Su respuesta no fue en palabras audibles, sino mediante lo que la Biblia denomina «el silbo apacible y delicado»[1]. Me dijo: «Sumérgete hasta el fondo o quédate en la orilla. Pero si te metes a medias, terminarás cortándote». Supe de inmediato que era una invitación a seguir adelante y tomar una decisión con audacia, a hacer lo que sabía que era correcto sin preocuparme por las consecuencias. Como reza el refrán: «Toma una buena decisión y salta sin vacilación».
En ese momento di el salto: dediqué mi vida al servicio del Señor de muchas maneras y en numerosas tierras. Aquí estoy, cuarenta años después; feliz de haber tomado la decisión correcta. Los Proverbios dicen: «El Señor será tu confianza: Él evitará que tu pie quede atrapado»[2]. Él ciertamente ha cumplido esa promesa en muchos momentos de mi vida.
En Jesús encontré la serenidad que buscaba. No la encontré apartándome del mundo, sino estando en el mundo sin ser del mundo. Por supuesto que en ocasiones buscamos tranquilidad y nos apartamos de todo. Incluso Jesús tuvo que alejarse de la multitud para estar a solas y hablar con Su Padre. ¿Cuánto más nosotros necesitamos paz y tranquilidad para nuestra alma? Pero nunca olvidemos que hay un mundo esperando que anhela la paz que nosotros hemos encontrado en Jesús: la paz que sobrepasa todo entendimiento[3].

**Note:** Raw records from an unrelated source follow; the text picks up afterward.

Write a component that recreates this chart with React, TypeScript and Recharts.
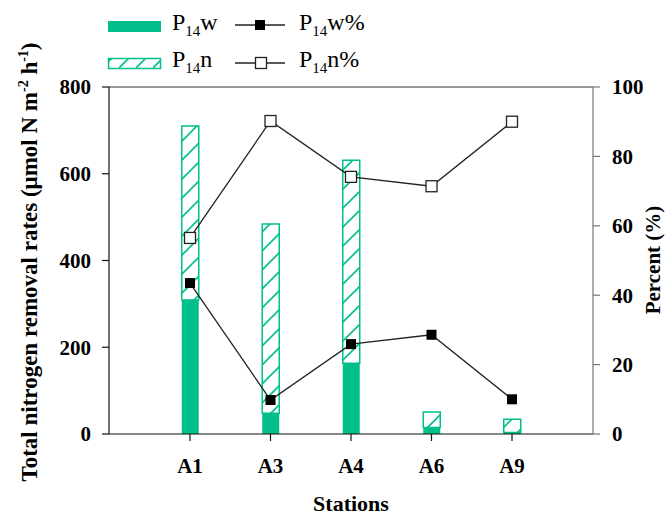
import React from 'react';
import { ComposedChart, Bar, Line, XAxis, YAxis, ReferenceLine } from 'recharts';

const stations = ['A1', 'A3', 'A4', 'A6', 'A9'];
const p14w = [309, 48, 163, 15, 3.4];
const p14n = [401, 436, 468, 36, 30.6];
const p14wPct = [43.5, 9.8, 25.9, 28.6, 10];
const p14nPct = [56.5, 90.2, 74.1, 71.4, 90];
const leftTicks = [0, 200, 400, 600, 800];
const rightTicks = [0, 20, 40, 60, 80, 100];

const data = stations.map((s, i) => ({
  station: s,
  w: p14w[i],
  n: p14n[i],
  wp: p14wPct[i],
  np: p14nPct[i],
}));

const GREEN = '#00BF8A';
const FONT = '"Liberation Serif", "Times New Roman", serif';

const FilledDot = (props: any) => {
  const { cx, cy } = props;
  if (cx == null || cy == null) return null;
  return <rect key={`f${cx}`} x={cx - 5} y={cy - 5} width={10} height={10} fill="#000" />;
};
const OpenDot = (props: any) => {
  const { cx, cy } = props;
  if (cx == null || cy == null) return null;
  return (
    <rect key={`o${cx}`} x={cx - 5.5} y={cy - 5.5} width={11} height={11} fill="#fff" stroke="#222" strokeWidth={1.3} />
  );
};

const tickStyle = { fontFamily: FONT, fontSize: 21, fontWeight: 700, fill: '#000' };

const LeftLabel = () => (
  <text
    x={37}
    y={262}
    transform="rotate(-90 37 262)"
    textAnchor="middle"
    style={{ fontFamily: FONT, fontSize: 23, fontWeight: 700 }}
    fill="#000"
  >
    Total nitrogen removal rates (μmol N m
    <tspan dy={-9} fontSize={14}>-2</tspan>
    <tspan dy={9}> h</tspan>
    <tspan dy={-9} fontSize={14}>-1</tspan>
    <tspan dy={9}>)</tspan>
  </text>
);

const RightLabel = () => (
  <text
    x={660}
    y={260}
    transform="rotate(-90 660 260)"
    textAnchor="middle"
    style={{ fontFamily: FONT, fontSize: 21, fontWeight: 700 }}
    fill="#000"
  >
    Percent (%)
  </text>
);

const BottomLabel = () => (
  <text x={351} y={511} textAnchor="middle" style={{ fontFamily: FONT, fontSize: 22, fontWeight: 700 }} fill="#000">
    Stations
  </text>
);

const Legend = () => (
  <svg width={672} height={80} style={{ position: 'absolute', left: 0, top: 0, pointerEvents: 'none' }}>
    <defs>
      <pattern id="hatchL" patternUnits="userSpaceOnUse" width={17} height={17}>
        <line x1={0} y1={17} x2={17} y2={0} stroke={GREEN} strokeWidth={1.6} />
      </pattern>
    </defs>
    <rect x={108} y={21} width={53} height={11} fill={GREEN} />
    <rect x={108.5} y={58.5} width={52} height={10} fill="url(#hatchL)" stroke={GREEN} strokeWidth={1.5} />
    <text x={172} y={30} style={{ fontFamily: FONT, fontSize: 24 }} fill="#000">
      P<tspan fontSize={15} dy={6}>14</tspan><tspan dy={-6}>w</tspan>
    </text>
    <text x={172} y={67} style={{ fontFamily: FONT, fontSize: 24 }} fill="#000">
      P<tspan fontSize={15} dy={6}>14</tspan><tspan dy={-6}>n</tspan>
    </text>
    <line x1={235} y1={25} x2={285} y2={25} stroke="#222" strokeWidth={1.3} />
    <rect x={255} y={20} width={10} height={10} fill="#000" />
    <line x1={235} y1={63} x2={285} y2={63} stroke="#222" strokeWidth={1.3} />
    <rect x={255.5} y={57.5} width={11} height={11} fill="#fff" stroke="#222" strokeWidth={1.3} />
    <text x={299} y={30} style={{ fontFamily: FONT, fontSize: 24 }} fill="#000">
      P<tspan fontSize={15} dy={6}>14</tspan><tspan dy={-6}>w%</tspan>
    </text>
    <text x={299} y={67} style={{ fontFamily: FONT, fontSize: 24 }} fill="#000">
      P<tspan fontSize={15} dy={6}>14</tspan><tspan dy={-6}>n%</tspan>
    </text>
  </svg>
);

export default function App() {
  return (
    <div style={{ position: 'absolute', left: 0, top: 0, width: 672, height: 518, background: '#fff' }}>
      <ComposedChart width={672} height={518} data={data} margin={{ top: 87, right: 0, bottom: 0, left: 0 }}>
        <defs>
          <pattern id="hatch" patternUnits="userSpaceOnUse" width={19} height={19}>
            <line x1={0} y1={19} x2={19} y2={0} stroke={GREEN} strokeWidth={1.6} />
            <line x1={-2} y1={2} x2={2} y2={-2} stroke={GREEN} strokeWidth={1.6} />
            <line x1={17} y1={21} x2={21} y2={17} stroke={GREEN} strokeWidth={1.6} />
          </pattern>
        </defs>
        <XAxis
          dataKey="station"
          height={84}
          padding={{ left: 40.75, right: 40.75 }}
          tickSize={7}
          tickMargin={17}
          tick={tickStyle}
          axisLine={{ stroke: '#111', strokeWidth: 1.2 }}
          tickLine={{ stroke: '#111', strokeWidth: 1.2 }}
        />
        <YAxis
          yAxisId="left"
          orientation="left"
          width={109}
          domain={[0, 800]}
          ticks={leftTicks}
          tickSize={7}
          tickMargin={11}
          tick={tickStyle}
          axisLine={{ stroke: '#111', strokeWidth: 1.2 }}
          tickLine={{ stroke: '#111', strokeWidth: 1.2 }}
        />
        <YAxis
          yAxisId="right"
          orientation="right"
          width={79}
          domain={[0, 100]}
          ticks={rightTicks}
          tickSize={7}
          tickMargin={12}
          tick={tickStyle}
          axisLine={{ stroke: '#777', strokeWidth: 1.2 }}
          tickLine={{ stroke: '#777', strokeWidth: 1.2 }}
        />
        <ReferenceLine yAxisId="left" y={800} stroke="#333" strokeWidth={1.2} />
        <Bar yAxisId="left" dataKey="w" stackId="a" fill={GREEN} barSize={17} isAnimationActive={false} />
        <Bar
          yAxisId="left"
          dataKey="n"
          stackId="a"
          fill="url(#hatch)"
          stroke={GREEN}
          strokeWidth={1.5}
          barSize={17}
          isAnimationActive={false}
        />
        <Line
          yAxisId="right"
          dataKey="wp"
          stroke="#222"
          strokeWidth={1.3}
          dot={<FilledDot />}
          activeDot={false}
          isAnimationActive={false}
        />
        <Line
          yAxisId="right"
          dataKey="np"
          stroke="#222"
          strokeWidth={1.3}
          dot={<OpenDot />}
          activeDot={false}
          isAnimationActive={false}
        />
        <LeftLabel />
        <RightLabel />
        <BottomLabel />
      </ComposedChart>
      <Legend />
    </div>
  );
}
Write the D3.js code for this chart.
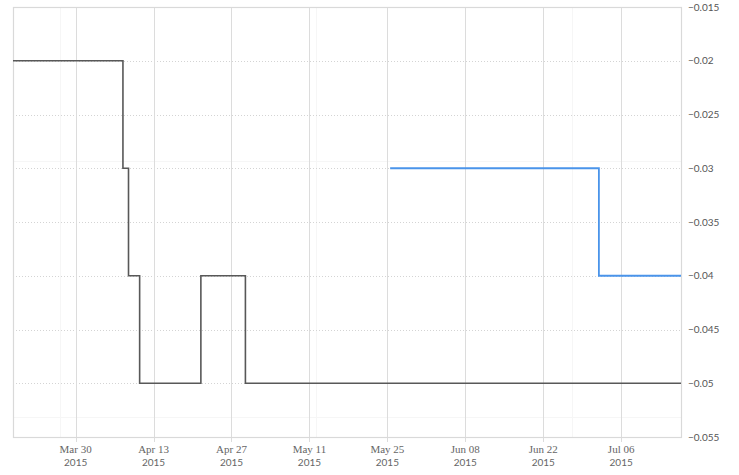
<!DOCTYPE html>
<html>
<head>
<meta charset="utf-8">
<script src="https://cdn.jsdelivr.net/npm/d3@7"></script>
<style>
  body { margin: 0; background: #fff; }
  line { shape-rendering: crispEdges; }
</style>
</head>
<body>
<div class="chart"></div>
<script>
// series data (step-after)
var blackDates = ["2015-03-18T18:00", "2015-04-07T12:00", "2015-04-08T12:00", "2015-04-10T12:00",
                  "2015-04-21T12:00", "2015-04-29T12:00", "2015-07-16T18:00"];
var blackValues = [-0.02, -0.03, -0.04, -0.05, -0.04, -0.05, -0.05];

var blueDates = ["2015-05-25T12:00", "2015-07-02T00:00", "2015-07-16T18:00"];
var blueValues = [-0.03, -0.04, -0.04];

// axis ticks
var xTickDates = ["2015-03-30", "2015-04-13", "2015-04-27", "2015-05-11",
                  "2015-05-25", "2015-06-08", "2015-06-22", "2015-07-06"];
var yTickValues = [-0.015, -0.02, -0.025, -0.03, -0.035, -0.04, -0.045, -0.05, -0.055];
var xDomain = ["2015-03-18T18:00", "2015-07-16T18:00"];
var yDomain = [-0.055, -0.015];

var parseTime = d3.utcParse("%Y-%m-%dT%H:%M");
var parseDay = d3.utcParse("%Y-%m-%d");

var svgWidth = 739;
var svgHeight = 475;
var margin = { top: 7, right: 58, bottom: 38, left: 13 };
var width = svgWidth - margin.left - margin.right;
var height = svgHeight - margin.top - margin.bottom;

var svg = d3.select(".chart")
  .append("svg")
  .attr("width", svgWidth)
  .attr("height", svgHeight);

// faint background tile lines
var bg = svg.append("g").attr("stroke", "#f6f6f6").attr("stroke-width", 1);
[60, 316, 572].forEach(function(x) {
  bg.append("line").attr("x1", x + 0.5).attr("x2", x + 0.5)
    .attr("y1", margin.top).attr("y2", margin.top + height);
});
[161, 417].forEach(function(y) {
  bg.append("line").attr("y1", y + 0.5).attr("y2", y + 0.5)
    .attr("x1", margin.left).attr("x2", margin.left + width);
});

var chartGroup = svg.append("g")
  .attr("transform", `translate(${margin.left}, ${margin.top})`);

var xScale = d3.scaleUtc()
  .domain(xDomain.map(parseTime))
  .range([0, width]);

var yScale = d3.scaleLinear()
  .domain(yDomain)
  .range([height, 0]);

// horizontal dotted gridlines
chartGroup.append("g")
  .selectAll("line")
  .data(yTickValues.slice(1, -1))
  .enter()
  .append("line")
  .attr("x1", 0)
  .attr("x2", width)
  .attr("y1", d => Math.round(yScale(d)) + 0.5)
  .attr("y2", d => Math.round(yScale(d)) + 0.5)
  .attr("stroke", "#d4d4d4")
  .attr("stroke-dasharray", "1,2");

// vertical gridlines at the date ticks (running a little below the plot)
chartGroup.append("g")
  .selectAll("line")
  .data(xTickDates.map(parseDay))
  .enter()
  .append("line")
  .attr("x1", d => Math.round(xScale(d)) + 0.5)
  .attr("x2", d => Math.round(xScale(d)) + 0.5)
  .attr("y1", 0)
  .attr("y2", height + 5)
  .attr("stroke", "#dcdcdc")
  .attr("stroke-width", 1);

var xLabels = chartGroup.append("g")
  .selectAll("g")
  .data(xTickDates.map(parseDay))
  .enter()
  .append("g")
  .attr("transform", d => `translate(${xScale(d)}, ${height})`);
xLabels.append("text")
  .attr("y", 16)
  .attr("text-anchor", "middle")
  .attr("font-family", "'Liberation Serif', 'DejaVu Serif', serif")
  .attr("font-size", "11px")
  .attr("fill", "#666")
  .text(d => d3.utcFormat("%b %d")(d));
xLabels.append("text")
  .attr("y", 29)
  .attr("text-anchor", "middle")
  .attr("font-family", "Lato, sans-serif")
  .attr("font-size", "10px")
  .attr("fill", "#666")
  .text(d => d3.utcFormat("%Y")(d));

// y axis on the right, labels only
var yAxis = d3.axisRight(yScale)
  .tickValues(yTickValues)
  .tickSize(0)
  .tickPadding(7)
  .tickFormat(d => d3.format("")(+d.toFixed(3)));

var yg = chartGroup.append("g")
  .attr("transform", `translate(${width}, 0)`)
  .call(yAxis);
yg.select(".domain").remove();
yg.selectAll(".tick line").remove();
yg.selectAll(".tick text")
  .attr("font-family", "Lato, sans-serif")
  .attr("font-size", "10px")
  .attr("fill", "#555");

// plot border
chartGroup.append("rect")
  .attr("x", 0.5)
  .attr("y", 0.5)
  .attr("width", width)
  .attr("height", height)
  .attr("fill", "none")
  .attr("stroke", "#d9d9d9")
  .attr("stroke-width", 1.2);

// step lines
var line = d3.line()
  .curve(d3.curveStepAfter)
  .x(d => xScale(d.date))
  .y(d => yScale(d.value));

var blackData = blackDates.map((d, i) => ({ date: parseTime(d), value: blackValues[i] }));
var blueData = blueDates.map((d, i) => ({ date: parseTime(d), value: blueValues[i] }));

chartGroup.append("path")
  .datum(blackData)
  .attr("d", line)
  .attr("fill", "none")
  .attr("stroke", "#585858")
  .attr("stroke-width", 1.6);

chartGroup.append("path")
  .datum(blueData)
  .attr("d", line)
  .attr("fill", "none")
  .attr("stroke", "#4a94ea")
  .attr("stroke-width", 1.8);
</script>
</body>
</html>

En retrospectiva, debo decir que nunca me he arrepentido de la decisión que tomé en ese momento. Jesús es la verdad y el camino a la vida. Me ha dirigido a lugares de delicados pastos junto a cristalinas aguas de reposo[4].
[1] 1 Reyes 19:12
[2] Proverbios 3:26
[3] Filipenses 4:7: La paz de Dios, que sobrepasa todo entendimiento, guardará vuestros corazones y vuestros pensamientos en Cristo Jesús.